И сидел этот Азов — Плюшкин у печурки-буржуйки и помешивал палочкой в консервной банке. Поговорили, вспомнили его пьесы, которые шли у нас в театре.
— Чего это вы так опустились, Володя?
— Да вот… Квартиру продал, одна комната только моя… Фарфор тоже проел…
— Где работаете?
— Нигде.
— Чем же живете?
— Получаю паек в Доме ученых, а главным образом я… спекулянт. Валютчик.
— Что-о?
— Именно то… Здесь у меня валюта. (Он вынул из-под диванного валика пачку банкнот.) Один знакомый информирует меня о настроениях на черной бирже, а я покупаю и продаю, продаю и покупаю… Видите: кроны, фунты, доллары… «Этим и живу. А вот это — варю бобы из посылки «АРА»[8], выдают в Доме ученых…
— А почему вы так одеты?
— А какого черта одеваться при них?!
— Странное рассуждение.
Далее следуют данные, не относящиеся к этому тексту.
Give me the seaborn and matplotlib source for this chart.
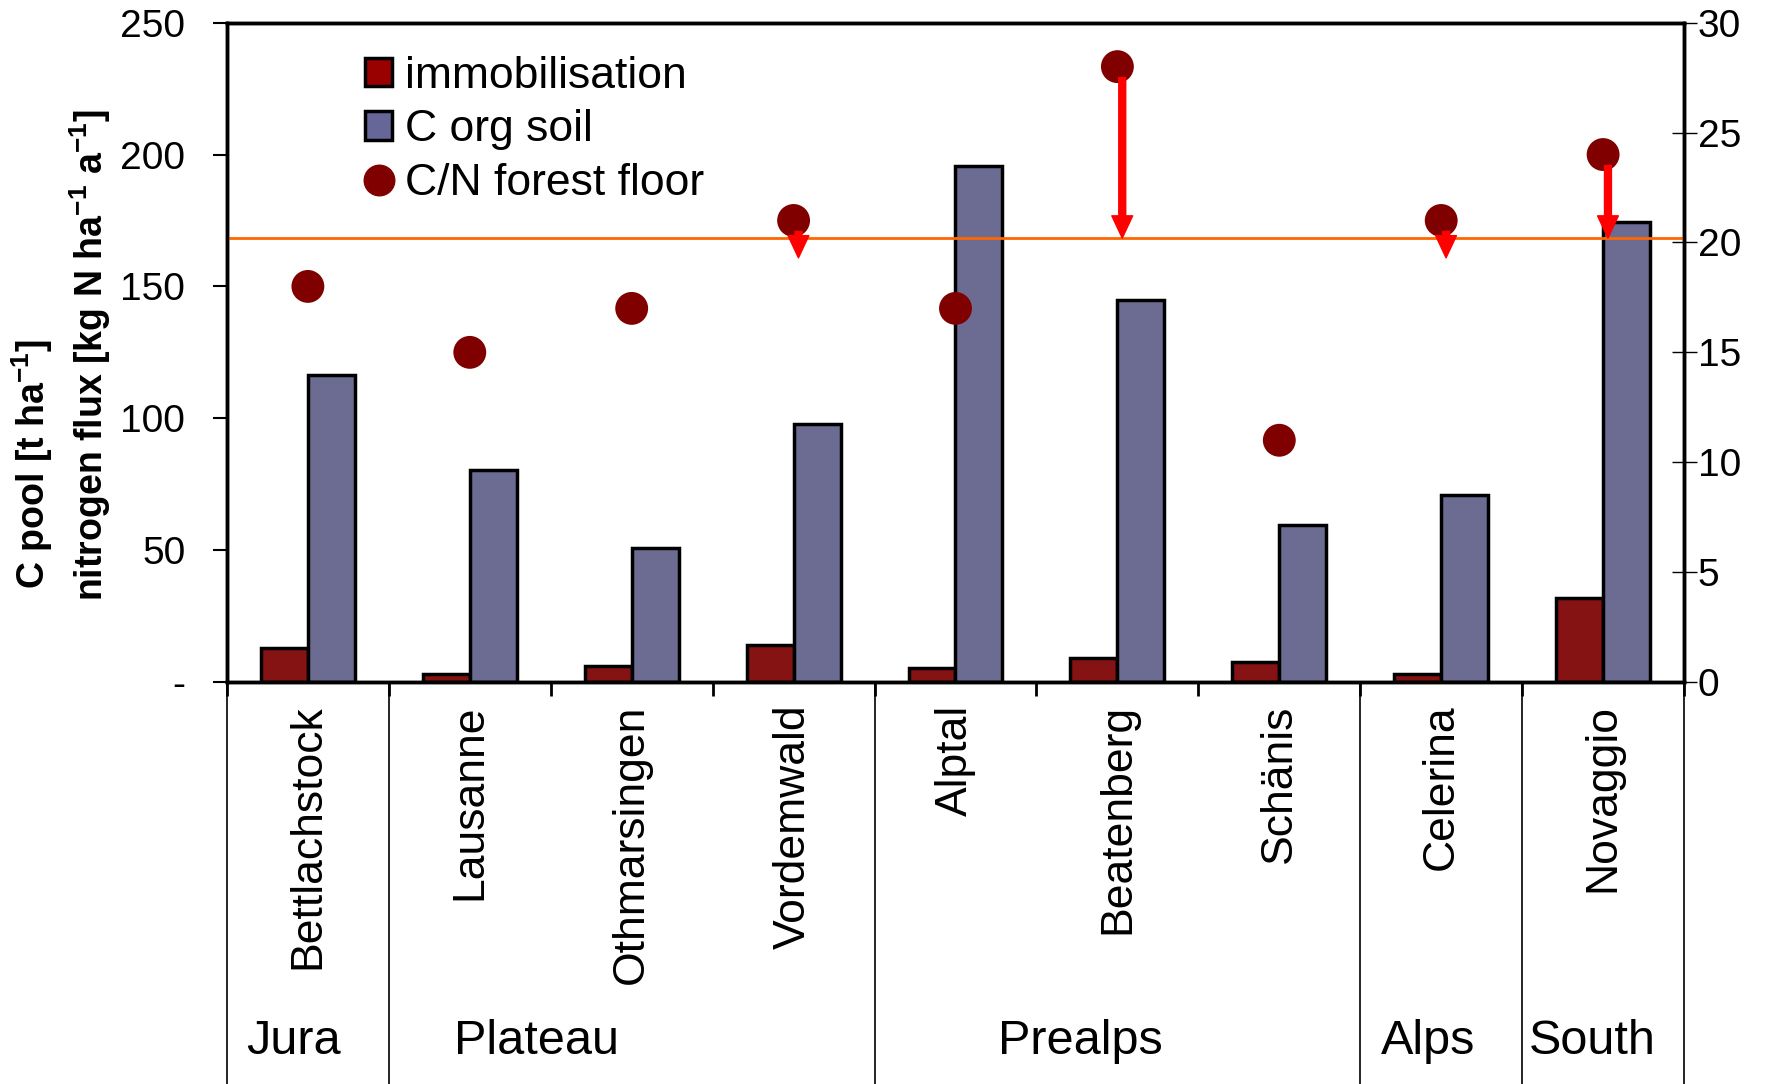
import matplotlib
matplotlib.use('Agg')
import matplotlib.pyplot as plt
import seaborn as sns
import pandas as pd
import numpy as np
from matplotlib.patches import Patch
from matplotlib.lines import Line2D
from matplotlib.ticker import FuncFormatter

# data
sites = ['Bettlachstock', 'Lausanne', 'Othmarsingen', 'Vordemwald', 'Alptal',
         'Beatenberg', 'Schänis', 'Celerina', 'Novaggio']
immobilisation = [13, 3, 6, 14, 5.5, 9, 7.5, 3, 32]
c_org_soil = [116.5, 80.5, 51, 98, 195.5, 145, 59.5, 71, 174.5]
cn_forest_floor = [18, 15, 17, 21, 17, 28, 11, 21, 24]
cn_threshold = 20.2
arrow_end = [None, None, None, 19.3, None, 20.2, None, 19.3, 20.2]
regions = ['Jura', 'Plateau', 'Prealps', 'Alps', 'South']
region_sizes = [1, 3, 3, 1, 1]

sns.set_theme(style='white')
plt.rcParams['font.family'] = ['Liberation Sans', 'DejaVu Sans']
plt.rcParams['mathtext.default'] = 'regular'
for k in ('text.color', 'axes.labelcolor', 'xtick.color', 'ytick.color'):
    plt.rcParams[k] = 'black'

df = pd.DataFrame({'site': sites * 2,
                   'value': immobilisation + c_org_soil,
                   'series': ['immobilisation'] * 9 + ['C org soil'] * 9})
cn = pd.DataFrame({'site': sites, 'cn': cn_forest_floor})

fig = plt.figure(figsize=(17.77, 10.84), dpi=100)
ax = fig.add_axes([0.1277, 0.3708, 0.82, 0.6083])

sns.barplot(data=df, x='site', y='value', hue='series', order=sites,
            hue_order=['immobilisation', 'C org soil'],
            palette=['#990000', '#666699'], width=0.58, edgecolor='black',
            linewidth=2.5, legend=False, ax=ax)
ax.set_xlim(-0.5, 8.5)
ax.set_ylim(0, 250)
ax.set_xlabel('')
ax.set_ylabel('')
ax.set_yticks([0, 50, 100, 150, 200, 250])
ax.yaxis.set_major_formatter(FuncFormatter(lambda v, p: '-' if v == 0 else f'{v:.0f}'))
ax.tick_params(axis='y', direction='out', length=10, width=1.5, pad=20, labelsize=28, left=True)
ax.set_xticks(range(len(sites)))
ax.set_xticklabels(sites, rotation=90, fontsize=32)
bounds = np.arange(-0.5, len(sites) + 0.5, 1)
ax.set_xticks(bounds, minor=True)
ax.tick_params(axis='x', which='major', length=0, pad=16)
ax.tick_params(axis='x', which='minor', direction='out', length=10, width=2, bottom=True)

ax2 = ax.twinx()
ax2.set_ylim(0, 30)
ax2.set_yticks(range(0, 31, 5))
ax2.tick_params(axis='y', direction='inout', length=18, width=1, pad=1, labelsize=28, right=True)
ax2.axhline(cn_threshold, color='#FF6600', lw=2)
sns.scatterplot(data=cn, x='site', y='cn', color='#800000', s=560, edgecolor='none',
                ax=ax2, zorder=5)
ax2.set_ylabel('')
ax2.set_xlim(-0.5, 8.5)

for i, (v, e) in enumerate(zip(cn_forest_floor, arrow_end)):
    if e is None:
        continue
    ax2.annotate('', xy=(i + 0.03, e), xytext=(i + 0.03, v - 0.5),
                 arrowprops=dict(color='#FF0000', width=5, headwidth=15,
                                 headlength=16, shrink=0), zorder=6)

for a in (ax, ax2):
    for s in a.spines.values():
        s.set_linewidth(2.5)
        s.set_color('black')
    a.grid(False)

# region separators and labels below the axis
edges = np.cumsum([0] + region_sizes) - 0.5
trans = ax.get_xaxis_transform()
for x in edges:
    ax.plot([x, x], [0, -0.61], color='black', lw=1.2, transform=trans, clip_on=False)
region_x = [-0.09, 1.41, 4.77, 6.92, 7.93]
for name, x in zip(regions, region_x):
    ax.text(x, -0.545, name, transform=trans, ha='center', va='center', fontsize=35,
            family=['Liberation Sans Narrow', 'Liberation Sans'])

handles = [Patch(facecolor='#990000', edgecolor='black', linewidth=2.5),
           Patch(facecolor='#666699', edgecolor='black', linewidth=2.5),
           Line2D([], [], marker='o', ls='', color='#800000', markersize=22)]
ax2.legend(handles, ['immobilisation', 'C org soil', 'C/N forest floor'],
           loc='upper left', bbox_to_anchor=(0.095, 0.95), frameon=False, fontsize=32,
           handlelength=0.6, handleheight=0.6, handletextpad=0.3, labelspacing=0.28,
           borderpad=0, borderaxespad=0)

fig.text(0.018, 0.457, 'C pool [t ha$^{-1}$]', rotation=90, ha='center', va='bottom',
         fontsize=27, fontweight='bold')
fig.text(0.051, 0.446, 'nitrogen flux [kg N ha$^{-1}$ a$^{-1}$]', rotation=90,
         ha='center', va='bottom', fontsize=27, fontweight='bold')

fig.savefig('out.png', dpi=100)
А почему вы не работаете?
— А вы работаете?
— Конечно.
— А я ни при них, ни от них ничего не желаю.
— Но вы же «от них» берете паек!
— За этот паек работать?
— Но не можете же вы, Азов, всерьез валютчиком быть?
— Могу! Назло!
— Кому?
— Им! Себе! Всему свету!
— И так и будете? И писать не собираетесь?
— Собираюсь. (Он усмехнулся.) Собираюсь… туда! Аркадий уже там, в Париже. (Это он про Аверченко.) Надежда Александровна тоже. (Про Тэффи.) Проклинаю себя, что остался… Ах, дурак, дурак… Крысы умнее, бегут с тонущего корабля, а этот корабль неминуемо потонет…
И он стал размешивать свою АРА», этот недоэмигрант. Впрочем, скоро он стал настоящим эмигрантом…
…И шел я от него по пустым улицам голодного города и увидел в пустой витрине заколоченного магазина множество крыс. И крысы эти разевали рты и злобно шипели на проходящих. Казалось, тоже собираются в эмиграцию…
Потом позвонил я второму петербургскому другу — Юрию Михайловичу Юрьеву. О, с этим подружиться было гораздо труднее, чем с душой-человеком Дедом. И внешне и внутренне он всегда был, как говорится, застегнут на все пуговицы. Всегда немного чопорный, под старость он стал медлительным, цедил слова, прерывал сам себя каким-то «мда-а», и, обращаясь к нему, мы в шутку называли его генералом. Но в 1921 году этот сорокадевятилетний генерал был необычайно моложав и полон энергии.